When he was 17 he expressed his desire to go to sea, to be a seaman. This was the most extraordinary calling for a member of the Polish gentry and for somebody who had never seen the sea. So she went to Marseilles and worked as a sailor. But, when he wasn’t at sea, he stayed at Marseilles and meet very peculiar people: bohemians, adventures, etc., and... Spanish Legitimists! There were machinations, conspirators, illegal trade, smuggling, etc. Conrad was involved in many of these things and even had an affair with a woman called Doña Rita, an ex-goat shepherd from the mountains of Catalonia, or perhaps Paula, an ex-goose girl from Hungary, (at the present we still ignore if she was the same person); she was Prince Don Carlos’s lover. At the crisis of this love affair, in 1877, Conrad was shot by a rival, or shot himself, in the chest, but he survived.
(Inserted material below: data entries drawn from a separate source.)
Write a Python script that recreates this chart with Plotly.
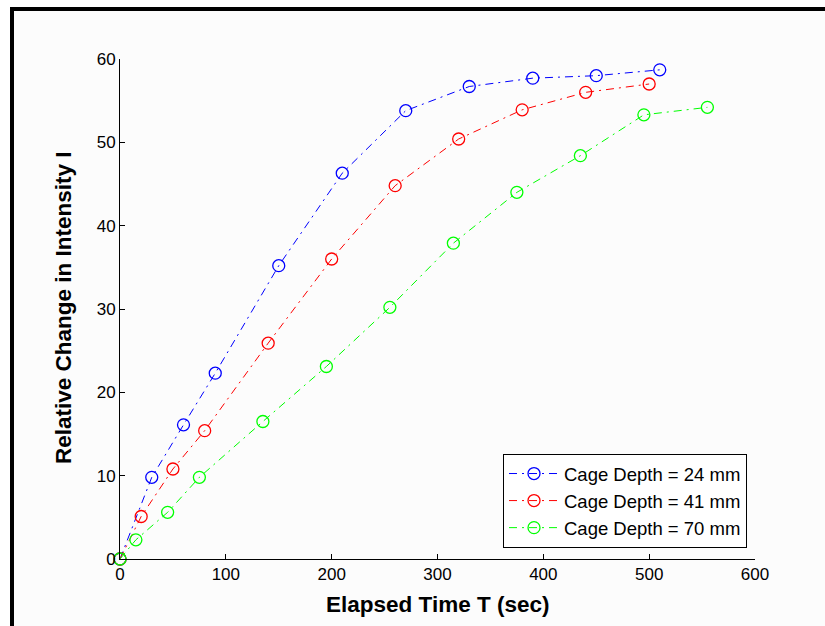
import plotly.graph_objects as go

# ---- data ----
t_24 = [0, 30, 60, 90, 150, 210, 270, 330, 390, 450, 510]
i_24 = [0, 9.8, 16.1, 22.3, 35.2, 46.3, 53.8, 56.7, 57.7, 58.0, 58.7]

t_41 = [0, 20, 50, 80, 140, 200, 260, 320, 380, 440, 500]
i_41 = [0, 5.1, 10.8, 15.4, 25.9, 36.0, 44.8, 50.4, 53.9, 56.0, 57.0]

t_70 = [0, 15, 45, 75, 135, 195, 255, 315, 375, 435, 495, 555]
i_70 = [0, 2.3, 5.6, 9.8, 16.5, 23.1, 30.2, 37.9, 44.0, 48.4, 53.3, 54.2]

names = ["Cage Depth = 24 mm", "Cage Depth = 41 mm", "Cage Depth = 70 mm"]
colors = ["#0000ff", "#ff0000", "#00ff00"]
x_ticks = [0, 100, 200, 300, 400, 500, 600]
y_ticks = [0, 10, 20, 30, 40, 50, 60]

FONT = "Liberation Sans, Arial, sans-serif"

fig = go.Figure()
for xs, ys, nm, c in zip([t_24, t_41, t_70], [i_24, i_41, i_70], names, colors):
    fig.add_trace(go.Scatter(
        x=xs, y=ys, name=nm, mode="lines+markers",
        line=dict(color=c, width=1, dash="8px,5px,2px,5px"),
        marker=dict(symbol="circle-open", size=12, color=c,
                    line=dict(color=c, width=1.3)),
        cliponaxis=False,
    ))

# plot area: x 120..755 px, y 59..559 px
W, H = 825, 626
L, R, T, B = 120, 70, 59, 67
pw, ph = W - L - R, H - T - B

def px(x):
    return (x - L) / pw

def py(y):
    return (H - B - y) / ph

fig.add_shape(type="rect", xref="paper", yref="paper",
              x0=px(12), x1=px(845), y0=py(645), y1=py(9),
              line=dict(color="black", width=4), fillcolor="#fcfcfc",
              layer="below")

fig.add_annotation(text="<b>Elapsed Time T (sec)</b>", xref="paper", yref="paper",
                   x=px(437), y=py(604), showarrow=False,
                   xanchor="center", yanchor="middle",
                   font=dict(family=FONT, size=22.5, color="black"))
fig.add_annotation(text="<b>Relative Change in Intensity I</b>", xref="paper", yref="paper",
                   x=px(63), y=py(308), showarrow=False, textangle=-90,
                   xanchor="center", yanchor="middle",
                   font=dict(family=FONT, size=22.5, color="black"))

fig.update_layout(
    width=W, height=H,
    margin=dict(l=L, r=R, t=T, b=B),
    paper_bgcolor="white", plot_bgcolor="rgba(0,0,0,0)",
    font=dict(family=FONT, size=17, color="black"),
    showlegend=True,
    legend=dict(x=px(747), xanchor="right", y=py(454), yanchor="top",
                bgcolor="white", bordercolor="black", borderwidth=1,
                font=dict(family=FONT, size=18.5, color="black"),
                itemwidth=50),
)
fig.update_xaxes(range=[0, 600], tickvals=x_ticks, ticks="inside", ticklen=5,
                 tickcolor="black", showline=True, linecolor="black", linewidth=1,
                 showgrid=False, zeroline=False, mirror=False,
                 tickfont=dict(family=FONT, size=17, color="black"))
fig.update_yaxes(range=[0, 60], tickvals=y_ticks, ticks="inside", ticklen=5,
                 tickcolor="black", showline=True, linecolor="black", linewidth=1,
                 showgrid=False, zeroline=False, mirror=False,
                 tickfont=dict(family=FONT, size=17, color="black"))

fig.write_html("out.html")
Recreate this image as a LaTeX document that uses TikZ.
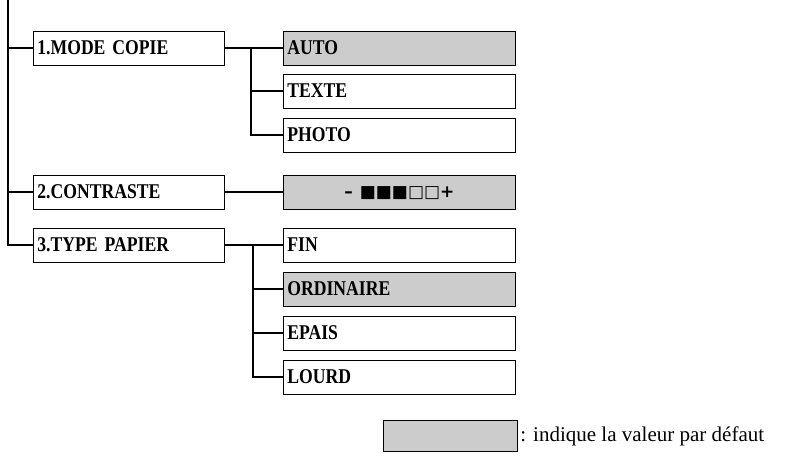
\documentclass[tikz,border=0pt]{standalone}
\usepackage{fontspec}
\setmainfont{Liberation Serif}
\newfontfamily\boxfont[FakeStretch=0.84]{Liberation Serif}
\newfontfamily\symfont{DejaVu Sans}
\usetikzlibrary{positioning}
\definecolor{defgray}{HTML}{CCCCCC}

\begin{document}
\begin{tikzpicture}[x=1pt, y=-1pt, line width=1.2pt,
	menu/.style={draw, line width=0.8pt, minimum height=34pt, anchor=west, inner sep=3pt, font=\boxfont\bfseries\fontsize{21}{21}\selectfont, text depth=0pt},
	top/.style={menu, minimum width=191pt, text width=183pt, align=left},
	opt/.style={menu, minimum width=232pt, text width=224pt, align=left},
	dflt/.style={fill=defgray}]
	\useasboundingbox (0,0) rectangle (787,456);
	% main branch
	\coordinate (root) at (8,0);
	\node[top] (mode) at (33,48) {1.MODE COPIE};
	\node[top] (contr) at (33,192) {2.CONTRASTE};
	\node[top] (type) at (33,245) {3.TYPE PAPIER};
	\draw (root) -- (8,245) -- (type.west);
	\draw (8,48) -- (mode.west);
	\draw (8,192) -- (contr.west);
	% copy mode
	\node[opt, dflt] (auto) at (283,48) {AUTO};
	\node[opt] (texte) at (283,91) {TEXTE};
	\node[opt] (photo) at (283,135) {PHOTO};
	\draw (mode.east) -- (auto.west);
	\draw (251,48) |- (photo.west);
	\draw (251,91) -- (texte.west);
	% contrast
	\node[opt, dflt, align=center] (level) at (283,192) {\symfont\fontsize{17}{17}\selectfont – ■■■□□+};
	\draw (contr.east) -- (level.west);
	% paper type
	\node[opt] (fin) at (283,245) {FIN};
	\node[opt] (ordi) at (283,289) [dflt] {ORDINAIRE};
	\node[opt] (epais) at (283,333) {EPAIS};
	\node[opt] (lourd) at (283,377) {LOURD};
	\draw (type.east) -- (fin.west);
	\draw (253,245) |- (lourd.west);
	\draw (253,289) -- (ordi.west);
	\draw (253,333) -- (epais.west);
	% legend
	\node[draw, fill=defgray, line width=0.8pt, minimum width=134pt, minimum height=31pt, anchor=west] (key) at (383,436) {};
	\node[anchor=west, inner sep=2pt, font=\fontsize{21}{21}\selectfont] (keytxt) at (key.east) {: indique la valeur par défaut};
\end{tikzpicture}
\end{document}
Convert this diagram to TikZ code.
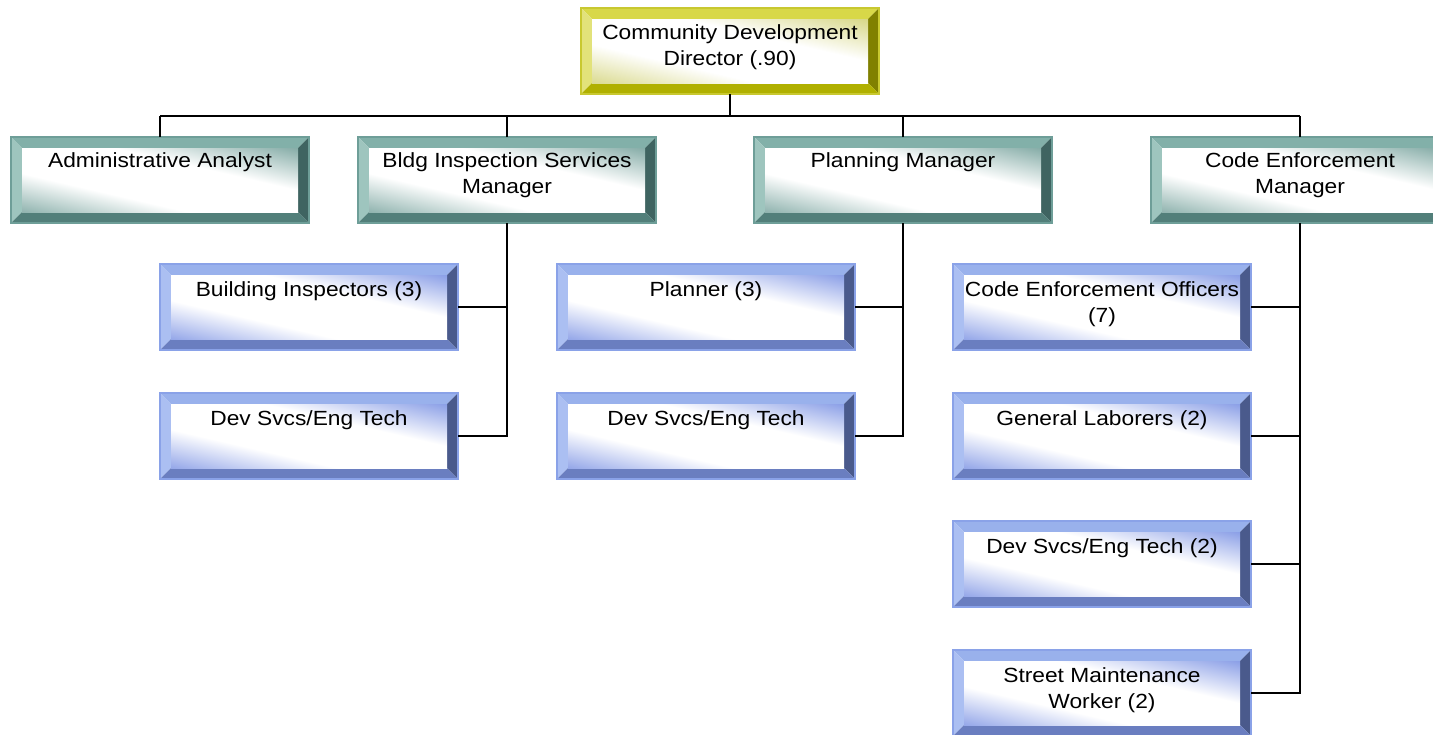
\documentclass[tikz,border=0pt]{standalone}
\usepackage{fontspec}
\setmainfont[FakeStretch=1.11]{Liberation Sans}
\usetikzlibrary{calc}
\definecolor{yT}{HTML}{D8D848}\definecolor{yL}{HTML}{E2E27A}\definecolor{yR}{HTML}{808000}\definecolor{yB}{HTML}{B0B000}\definecolor{yF}{HTML}{D0D070}\definecolor{yO}{HTML}{C8C830}
\definecolor{tT}{HTML}{82B0A9}\definecolor{tL}{HTML}{9EC5BE}\definecolor{tR}{HTML}{3F6461}\definecolor{tB}{HTML}{527F7A}\definecolor{tF}{HTML}{6F9D97}\definecolor{tO}{HTML}{6E9E98}
\definecolor{bT}{HTML}{99B1EC}\definecolor{bL}{HTML}{ABBFF2}\definecolor{bR}{HTML}{4A5A8C}\definecolor{bB}{HTML}{6A7EC0}\definecolor{bF}{HTML}{758DE2}\definecolor{bO}{HTML}{8AA2E8}
\pgfdeclareverticalshading{yface}{100bp}{color(0bp)=(yF); color(8bp)=(yF); color(36bp)=(white); color(62bp)=(white); color(90bp)=(yF); color(100bp)=(yF)}
\pgfdeclareverticalshading{tface}{100bp}{color(0bp)=(tF); color(8bp)=(tF); color(36bp)=(white); color(62bp)=(white); color(90bp)=(tF); color(100bp)=(tF)}
\pgfdeclareverticalshading{bface}{100bp}{color(0bp)=(bF); color(8bp)=(bF); color(36bp)=(white); color(62bp)=(white); color(90bp)=(bF); color(100bp)=(bF)}
% #1 x, #2 y, #3 palette letter, #4 name, #5 baseline offset, #6 text
\newcommand\bevbox[6]{%
  \coordinate (NW) at (#1,#2);
  \coordinate (NE) at ($(#1,#2)+(298,0)$);
  \coordinate (SW) at ($(#1,#2)+(0,86)$);
  \coordinate (SE) at ($(#1,#2)+(298,86)$);
  \coordinate (iNW) at ($(NW)+(11,11)$);
  \coordinate (iNE) at ($(NE)+(-11,11)$);
  \coordinate (iSW) at ($(SW)+(11,-11)$);
  \coordinate (iSE) at ($(SE)+(-11,-11)$);
  \fill[#3T] (NW) -- (NE) -- (iNE) -- (iNW) -- cycle;
  \fill[#3L] (NW) -- (iNW) -- (iSW) -- (SW) -- cycle;
  \fill[#3R] (NE) -- (SE) -- (iSE) -- (iNE) -- cycle;
  \fill[#3B] (SW) -- (SE) -- (iSE) -- (iSW) -- cycle;
  \begin{scope}[transform canvas={shift={(iNW)}, xscale=2.76, yscale=0.64}]
    \shade[shading=#3face, shading angle=-45] (0,0) rectangle (100,100);
  \end{scope}
  \draw[#3O, line width=1.2pt] (NW) rectangle (SE);
  \node[boxbase] (#4) at (NW) {\boxtext{#5}{#6}};
}
\tikzset{
  boxbase/.style={rectangle, inner sep=0pt, outer sep=0pt, anchor=north west},
  conn/.style={draw=black, line width=2pt}
}
\newcommand\boxtext[2]{\parbox[c][86pt][t]{298pt}{\centering\fontsize{20.5}{26.5}\selectfont\rule{0pt}{#1}#2\par}}
\begin{document}
\begin{tikzpicture}[x=1pt,y=-1pt]
\useasboundingbox (0,0) rectangle (1433,734);
\clip (0,0) rectangle (1433,734);
\fill[white] (0,0) rectangle (1433,734);
% level 1
\bevbox{581}{8}{y}{dir}{31pt}{Community Development\\Director (.90)}
% level 2
\bevbox{11}{137}{t}{admin}{30pt}{Administrative Analyst}
\bevbox{358}{137}{t}{bldg}{30pt}{Bldg Inspection Services\\Manager}
\bevbox{754}{137}{t}{plan}{30pt}{Planning Manager}
\bevbox{1151}{137}{t}{code}{30pt}{Code Enforcement\\Manager}
% level 3
\bevbox{160}{264}{b}{bi}{32pt}{Building Inspectors (3)}
\bevbox{160}{393}{b}{dsA}{32pt}{Dev Svcs/Eng Tech}
\bevbox{557}{264}{b}{pl}{32pt}{Planner (3)}
\bevbox{557}{393}{b}{dsB}{32pt}{Dev Svcs/Eng Tech}
\bevbox{953}{264}{b}{ceo}{32pt}{Code Enforcement Officers\\(7)}
\bevbox{953}{393}{b}{gl}{32pt}{General Laborers (2)}
\bevbox{953}{521}{b}{dsC}{32pt}{Dev Svcs/Eng Tech (2)}
\bevbox{953}{650}{b}{smw}{32pt}{Street Maintenance\\Worker (2)}
% connectors
\coordinate (busL) at (160,116);
\coordinate (busR) at (1300,116);
\draw[conn] (dir.south) -- (dir.south |- busL);
\draw[conn] (busL) -- (busR);
\draw[conn] (admin.north) -- (admin.north |- busL);
\draw[conn] (bldg.north) -- (bldg.north |- busL);
\draw[conn] (plan.north) -- (plan.north |- busL);
\draw[conn] (code.north) -- (code.north |- busL);
\draw[conn] (bi.east) -| (bldg.south);
\draw[conn] (dsA.east) -| (bldg.south);
\draw[conn] (pl.east) -| (plan.south);
\draw[conn] (dsB.east) -| (plan.south);
\draw[conn] (ceo.east) -| (code.south);
\draw[conn] (gl.east) -| (code.south);
\draw[conn] (dsC.east) -| (code.south);
\draw[conn] (smw.east) -| (code.south);
\end{tikzpicture}
\end{document}
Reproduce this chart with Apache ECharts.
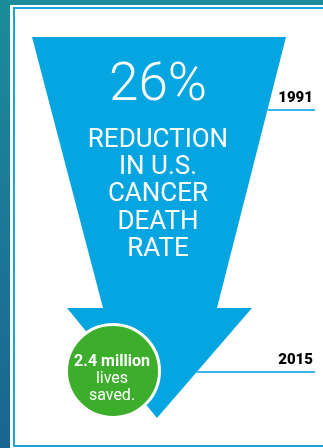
<!DOCTYPE html>
<html>
<head>
<meta charset="utf-8">
<script src="https://cdn.jsdelivr.net/npm/echarts@6/dist/echarts.min.js"></script>
<style>
  html, body { margin: 0; padding: 0; }
  #chart { width: 323px; height: 448px; }
</style>
</head>
<body>
<div id="chart"></div>
<script>
// data
var years = [1991, 2015];
var reductionPct = 26;
var headlineLines = ['REDUCTION', 'IN U.S.', 'CANCER', 'DEATH', 'RATE'];
var livesSaved = 2.4;
var livesLines = ['lives', 'saved.'];

var BLUE = '#04a5e0';
var GREEN = '#3dae2b';

// arrow outline (decoration)
var arrowPts = [[32, 37], [286, 37], [217, 308], [252, 308], [157, 418], [67, 308], [103, 308]];

// x of the arrow's right edge at pixel y
function arrowRightEdge(y) {
    if (y <= 308) {
        return 286 + (217 - 286) * (y - 37) / (308 - 37);
    }
    return 252 + (157 - 252) * (y - 308) / (418 - 308);
}

var myChart = echarts.init(document.getElementById('chart'));

var graphics = [
    // white panel + thin blue frame
    { type: 'rect', shape: { x: 10, y: 5, width: 330, height: 460 }, style: { fill: '#fff' }, z: 0 },
    { type: 'rect', shape: { x: 14, y: 8, width: 330, height: 438 }, style: { fill: 'none', stroke: '#1ea3df', lineWidth: 2 }, z: 1 },
    // arrow
    { type: 'polygon', shape: { points: arrowPts }, style: { fill: BLUE }, z: 2 },
    // big percent
    {
        type: 'text', x: 158, y: 87, z: 5,
        style: { text: reductionPct + '%', fill: '#fff', font: '300 53px Roboto', align: 'center', verticalAlign: 'middle' }
    },
    // green circle
    { type: 'circle', shape: { cx: 113, cy: 371, r: 46.5 }, style: { fill: GREEN, stroke: '#fff', lineWidth: 3 }, z: 6 },
    {
        type: 'text', x: 112, y: 362, z: 7,
        style: { text: livesSaved + ' million', fill: '#fff', font: 'bold 16px Roboto', align: 'center', verticalAlign: 'middle' }
    }
];

headlineLines.forEach(function (t, i) {
    graphics.push({
        type: 'text', x: 158, y: 140 + i * 27.4, z: 5,
        style: { text: t, fill: '#fff', font: '26px Roboto', align: 'center', verticalAlign: 'middle' }
    });
});
livesLines.forEach(function (t, i) {
    graphics.push({
        type: 'text', x: 112, y: 379 + i * 17, z: 7,
        style: { text: t, fill: '#fff', font: '16px Roboto', align: 'center', verticalAlign: 'middle' }
    });
});

option = {
    animation: false,
    backgroundColor: {
        type: 'linear', x: 0, y: 0, x2: 0, y2: 1,
        colorStops: [{ offset: 0, color: '#1b8c9a' }, { offset: 1, color: '#1a6592' }]
    },
    grid: { left: 0, right: 0, top: 110, bottom: 76 },
    xAxis: { type: 'value', min: 0, max: 323, show: false },
    yAxis: { type: 'value', min: years[0], max: years[years.length - 1], inverse: true, show: false },
    graphic: graphics,
    series: [
        {
            type: 'custom',
            z: 10,
            data: years.map(function (y) { return [0, y]; }),
            encode: { x: 0, y: 1 },
            renderItem: function (params, api) {
                var p = api.coord([0, api.value(1)]);
                var y = p[1];
                return {
                    type: 'group',
                    children: [
                        {
                            type: 'line',
                            shape: { x1: arrowRightEdge(y), y1: y, x2: 315, y2: y },
                            style: { stroke: '#3db5e8', lineWidth: 2 }
                        },
                        {
                            type: 'text', x: 313, y: y - 12,
                            style: { text: String(api.value(1)), fill: '#000', font: '900 15px Roboto', align: 'right', verticalAlign: 'middle' }
                        }
                    ]
                };
            }
        }
    ]
};

myChart.setOption(option);
</script>
</body>
</html>
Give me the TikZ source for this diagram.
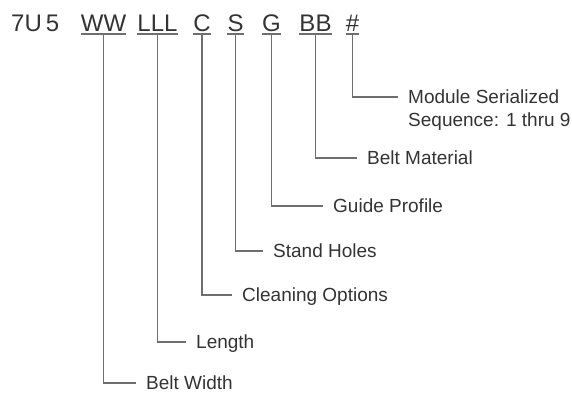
\documentclass[tikz,border=0pt]{standalone}
\usepackage{fontspec}
\setmainfont{Liberation Sans}
\usetikzlibrary{positioning}
\definecolor{inkgray}{HTML}{333333}
\definecolor{leadgray}{HTML}{6E6E6E}
\tikzset{
  code/.style={font=\fontsize{24}{28}\selectfont, text=inkgray, inner xsep=0pt,
    inner ysep=2.5pt, text depth=0pt, anchor=south},
  lbl/.style={font=\fontsize{19}{22}\selectfont, text=inkgray, inner xsep=10pt,
    inner ysep=0pt, text height=13.6pt, text depth=0pt, anchor=west},
  lead/.style={draw=leadgray, line width=1.8pt},
  uline/.style={draw=leadgray, line width=2pt}
}
\begin{document}
\begin{tikzpicture}[x=1pt,y=-1pt]
\useasboundingbox (0,0) rectangle (572,394);
% the code line
\node[code, anchor=south west] (pfx) at (11,34) {7U\,5};
\node[code] (ww) at (103.5,34) {WW};
\node[code] (lll) at (157.5,34) {LLL};
\node[code] (c) at (202,34) {C};
\node[code] (s) at (235.5,34) {S};
\node[code] (g) at (271.5,34) {G};
\node[code] (bb) at (315.5,34) {BB};
\node[code] (num) at (352.5,34) {\#};
\foreach \n in {ww,lll,c,s,g,bb,num}
  \draw[uline] (\n.south west) -- (\n.south east);
% labels
\node[lbl] (msa) at (398,97) {Module Serialized};
\node[lbl, below=8.4pt of msa.south west, anchor=north west] (msb) {Sequence: 1 thru 9};
\node[lbl] (bm) at (357,158) {Belt Material};
\node[lbl] (gp) at (323,206) {Guide Profile};
\node[lbl] (sh) at (263,251) {Stand Holes};
\node[lbl] (co) at (232,295) {Cleaning Options};
\node[lbl] (len) at (186,342) {Length};
\node[lbl] (bw) at (136,383) {Belt Width};
% leads
\draw[lead] (num.south) |- (msa.west);
\draw[lead] (bb.south) |- (bm.west);
\draw[lead] (g.south) |- (gp.west);
\draw[lead] (s.south) |- (sh.west);
\draw[lead] (c.south) |- (co.west);
\draw[lead] (lll.south) |- (len.west);
\draw[lead] (ww.south) |- (bw.west);
\end{tikzpicture}
\end{document}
He went aboard again, now to Constantinople, and then to England, where he lived and learn English for 12 years. At this moment he went back to Poland to visit his family and there he applied for a job with the Société Anonyme Belgue pour le Commerce du Haut Congo. They offered the command of a steamer to go up the Congo River. At the time the Congo was a vast unmapped land. The Société established there a slavery system of work where 500.000 people died every year for exhaustion and cruelties; however, in 10 years, the value of the company shares was ten times higher.

Conrad realized then that, by his mere presence in the Congo, he was guilty of that horror.

After some months, he went back to Europe completely down because of what he had witnessed.